NOTES

Introduction

From The Winning of the West

 

“Danach schlug er wieder einen Büffel und einen Elk

Vier starkes Auer nieder and einen grimmen Schelk,

So schnell trug ihn die Mähre, dasz ihm nichts entsprang;

Hinden and Hirsche wurden viele sein Fang.

. . . . . . . ein Waldthier fürchterlich.

Einen wilden Bären.”

 

Siegfried’s elk was our moose; and like the American frontiersmen of to-day, the old German singer calls the Wisent or Bison a buffalo—European sportsmen now committing an equally bad blunder by giving it the name of the extinct aurochs. Be it observed also that the hard fighting, hard drinking, boastful hero of Nieblung fame used a “spür hund,” just as his representative of Kentucky or Tennessee used a track hound a thousand years later.
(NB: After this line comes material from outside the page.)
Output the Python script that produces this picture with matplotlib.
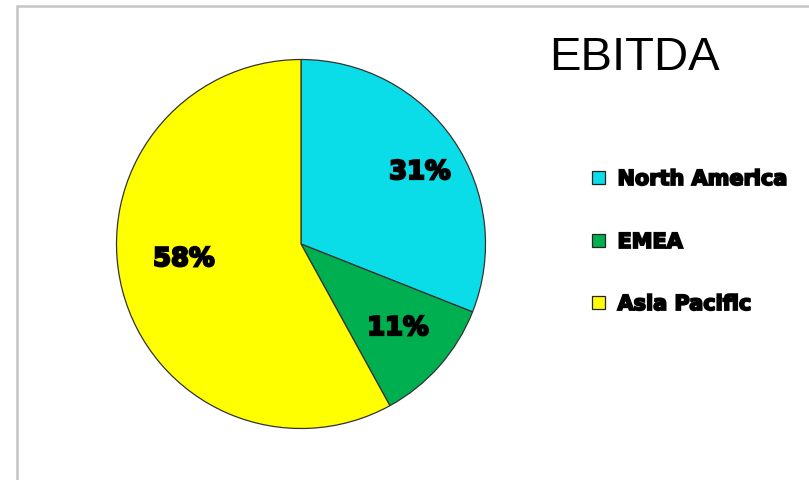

Frontiersmen are often content with the merest printed trash; but the better men among them appreciate really good literature quite as much as any other class of people. In the long winter evenings they study to good purpose books as varied as Dante, Josephus, Macaulay, Longfellow, Parton’s “Life of Jackson,” and the Rollo stories—to mention only volumes that have been especial favorites with my own cowboys and hunters.

There were three different kinds of explorers: Boon represents the hunters; the McAfees represent the would-be settlers; and Floyd’s party the surveyors who mapped out the land for owners of land grants. In 1774, there were parties of each kind in Kentucky. Floyd’s experience shows that these parties were continually meeting others and splitting up; he started out with eight men, at one time was in a body with thirty-seven, and returned home with four.

The journal is written in a singularly clear and legible hand, evidently by a man of good education.